» **TASK BRIEF**:
Extract every line below that contains the word "picture".

....

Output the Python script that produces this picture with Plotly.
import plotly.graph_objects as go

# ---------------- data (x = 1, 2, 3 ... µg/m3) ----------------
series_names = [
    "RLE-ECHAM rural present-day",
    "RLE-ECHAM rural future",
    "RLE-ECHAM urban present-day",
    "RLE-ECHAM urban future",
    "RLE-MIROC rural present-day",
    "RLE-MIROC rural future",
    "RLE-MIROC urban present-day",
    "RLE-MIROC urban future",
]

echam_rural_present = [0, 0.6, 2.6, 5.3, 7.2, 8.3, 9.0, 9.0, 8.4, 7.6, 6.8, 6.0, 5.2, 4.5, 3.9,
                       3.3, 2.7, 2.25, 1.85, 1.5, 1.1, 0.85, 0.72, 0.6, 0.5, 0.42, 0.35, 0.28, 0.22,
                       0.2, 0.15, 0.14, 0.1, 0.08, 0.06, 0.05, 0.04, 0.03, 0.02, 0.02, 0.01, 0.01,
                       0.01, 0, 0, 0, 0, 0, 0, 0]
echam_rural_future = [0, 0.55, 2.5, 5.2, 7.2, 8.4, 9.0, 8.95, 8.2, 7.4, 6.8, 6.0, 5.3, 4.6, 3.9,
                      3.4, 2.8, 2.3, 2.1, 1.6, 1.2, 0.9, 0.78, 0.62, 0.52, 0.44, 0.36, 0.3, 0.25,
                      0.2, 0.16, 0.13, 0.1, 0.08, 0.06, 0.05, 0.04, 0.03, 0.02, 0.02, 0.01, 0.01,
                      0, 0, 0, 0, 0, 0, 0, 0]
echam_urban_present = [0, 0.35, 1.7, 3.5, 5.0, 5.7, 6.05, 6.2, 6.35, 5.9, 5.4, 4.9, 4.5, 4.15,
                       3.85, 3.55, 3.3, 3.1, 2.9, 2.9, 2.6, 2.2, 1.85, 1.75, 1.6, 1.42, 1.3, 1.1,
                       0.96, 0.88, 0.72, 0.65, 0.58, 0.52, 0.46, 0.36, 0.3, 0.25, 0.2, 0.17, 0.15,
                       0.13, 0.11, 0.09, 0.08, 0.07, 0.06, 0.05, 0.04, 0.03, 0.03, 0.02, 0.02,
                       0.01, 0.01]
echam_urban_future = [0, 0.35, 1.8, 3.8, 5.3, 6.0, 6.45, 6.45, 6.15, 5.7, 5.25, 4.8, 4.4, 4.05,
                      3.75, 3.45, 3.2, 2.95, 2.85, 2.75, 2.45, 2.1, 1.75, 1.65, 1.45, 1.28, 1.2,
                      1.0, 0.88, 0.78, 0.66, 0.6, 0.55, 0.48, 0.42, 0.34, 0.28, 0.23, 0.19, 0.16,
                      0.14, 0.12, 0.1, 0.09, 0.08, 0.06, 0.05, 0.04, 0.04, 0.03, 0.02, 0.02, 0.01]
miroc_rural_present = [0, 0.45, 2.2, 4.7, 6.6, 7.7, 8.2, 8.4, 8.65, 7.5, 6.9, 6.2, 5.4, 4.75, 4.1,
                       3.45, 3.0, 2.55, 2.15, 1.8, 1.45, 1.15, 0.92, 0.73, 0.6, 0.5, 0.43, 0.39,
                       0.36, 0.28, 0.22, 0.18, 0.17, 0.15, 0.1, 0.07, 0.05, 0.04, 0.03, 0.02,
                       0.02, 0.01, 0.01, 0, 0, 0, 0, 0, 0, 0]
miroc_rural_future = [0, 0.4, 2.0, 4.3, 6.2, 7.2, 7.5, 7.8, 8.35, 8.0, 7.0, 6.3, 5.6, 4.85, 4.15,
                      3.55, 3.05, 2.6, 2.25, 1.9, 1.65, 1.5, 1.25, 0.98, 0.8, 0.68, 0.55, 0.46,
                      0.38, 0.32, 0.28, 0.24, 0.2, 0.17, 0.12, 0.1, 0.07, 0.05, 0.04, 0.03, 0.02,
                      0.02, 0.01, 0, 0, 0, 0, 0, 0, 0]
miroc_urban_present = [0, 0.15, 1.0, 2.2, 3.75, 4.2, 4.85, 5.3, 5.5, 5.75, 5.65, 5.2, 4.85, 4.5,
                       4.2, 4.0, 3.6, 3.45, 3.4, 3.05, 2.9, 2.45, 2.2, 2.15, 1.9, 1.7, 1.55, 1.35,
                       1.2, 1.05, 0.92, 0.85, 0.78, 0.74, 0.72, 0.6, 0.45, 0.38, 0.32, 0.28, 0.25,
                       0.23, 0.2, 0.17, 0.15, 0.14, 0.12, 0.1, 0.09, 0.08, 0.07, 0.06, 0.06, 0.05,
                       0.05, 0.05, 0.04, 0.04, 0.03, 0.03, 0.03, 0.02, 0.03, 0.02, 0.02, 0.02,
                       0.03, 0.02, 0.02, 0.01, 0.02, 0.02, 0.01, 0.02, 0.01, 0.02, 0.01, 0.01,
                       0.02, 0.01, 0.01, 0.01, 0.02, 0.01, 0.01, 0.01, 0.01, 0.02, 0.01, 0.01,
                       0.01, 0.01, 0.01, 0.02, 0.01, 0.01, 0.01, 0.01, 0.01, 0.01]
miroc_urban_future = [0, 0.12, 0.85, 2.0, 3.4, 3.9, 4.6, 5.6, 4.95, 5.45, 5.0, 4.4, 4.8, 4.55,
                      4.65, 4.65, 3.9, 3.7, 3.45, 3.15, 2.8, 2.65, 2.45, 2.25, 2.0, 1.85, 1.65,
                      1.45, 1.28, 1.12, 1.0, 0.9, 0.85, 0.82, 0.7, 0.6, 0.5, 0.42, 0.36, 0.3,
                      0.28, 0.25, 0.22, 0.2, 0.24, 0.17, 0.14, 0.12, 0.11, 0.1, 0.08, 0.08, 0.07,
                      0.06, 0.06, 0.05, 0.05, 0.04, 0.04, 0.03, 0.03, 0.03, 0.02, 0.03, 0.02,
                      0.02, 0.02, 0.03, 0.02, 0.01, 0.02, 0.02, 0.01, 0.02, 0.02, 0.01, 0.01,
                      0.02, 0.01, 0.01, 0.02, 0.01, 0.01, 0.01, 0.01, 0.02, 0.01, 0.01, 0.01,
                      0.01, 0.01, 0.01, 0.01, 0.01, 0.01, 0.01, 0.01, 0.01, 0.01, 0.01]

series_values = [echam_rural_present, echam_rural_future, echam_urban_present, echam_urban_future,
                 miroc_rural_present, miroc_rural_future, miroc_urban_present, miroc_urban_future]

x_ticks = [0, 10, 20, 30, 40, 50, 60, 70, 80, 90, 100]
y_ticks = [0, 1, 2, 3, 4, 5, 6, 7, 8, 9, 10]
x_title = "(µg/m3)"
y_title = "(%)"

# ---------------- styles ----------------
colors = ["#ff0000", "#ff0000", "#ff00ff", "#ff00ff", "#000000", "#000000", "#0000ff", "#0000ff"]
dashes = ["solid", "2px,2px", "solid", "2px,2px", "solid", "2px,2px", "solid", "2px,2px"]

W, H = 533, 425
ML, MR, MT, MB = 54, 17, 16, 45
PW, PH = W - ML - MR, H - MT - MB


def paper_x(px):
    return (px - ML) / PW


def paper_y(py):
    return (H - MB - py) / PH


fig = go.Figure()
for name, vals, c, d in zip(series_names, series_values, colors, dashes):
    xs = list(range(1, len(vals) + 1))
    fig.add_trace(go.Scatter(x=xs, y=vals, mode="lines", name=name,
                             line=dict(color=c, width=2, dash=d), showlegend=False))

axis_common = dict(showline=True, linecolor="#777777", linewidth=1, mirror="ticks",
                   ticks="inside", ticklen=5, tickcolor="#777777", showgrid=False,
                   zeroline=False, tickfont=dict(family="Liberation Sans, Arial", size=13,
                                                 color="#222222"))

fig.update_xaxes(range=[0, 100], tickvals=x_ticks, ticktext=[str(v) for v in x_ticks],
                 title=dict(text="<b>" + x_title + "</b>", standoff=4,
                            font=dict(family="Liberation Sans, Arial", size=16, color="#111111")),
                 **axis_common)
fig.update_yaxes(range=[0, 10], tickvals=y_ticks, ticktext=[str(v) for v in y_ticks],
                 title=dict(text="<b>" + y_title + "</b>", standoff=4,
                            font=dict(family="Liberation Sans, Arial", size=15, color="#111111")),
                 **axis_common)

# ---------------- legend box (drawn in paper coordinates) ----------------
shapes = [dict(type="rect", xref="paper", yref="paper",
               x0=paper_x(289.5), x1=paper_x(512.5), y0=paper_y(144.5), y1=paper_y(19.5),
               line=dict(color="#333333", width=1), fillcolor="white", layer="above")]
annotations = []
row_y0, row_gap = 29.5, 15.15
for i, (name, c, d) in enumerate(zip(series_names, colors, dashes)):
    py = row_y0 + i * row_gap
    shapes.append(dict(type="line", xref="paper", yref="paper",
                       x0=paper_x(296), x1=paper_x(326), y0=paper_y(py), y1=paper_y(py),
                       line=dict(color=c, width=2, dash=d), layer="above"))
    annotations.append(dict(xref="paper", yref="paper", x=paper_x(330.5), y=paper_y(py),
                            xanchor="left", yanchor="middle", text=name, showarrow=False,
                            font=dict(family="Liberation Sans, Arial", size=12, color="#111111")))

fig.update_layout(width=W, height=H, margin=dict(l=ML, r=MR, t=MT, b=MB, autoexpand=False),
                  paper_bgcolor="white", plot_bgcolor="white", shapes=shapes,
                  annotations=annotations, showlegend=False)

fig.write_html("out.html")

....

» **THE REPLY**:
Output the Python script that produces this picture with Plotly.

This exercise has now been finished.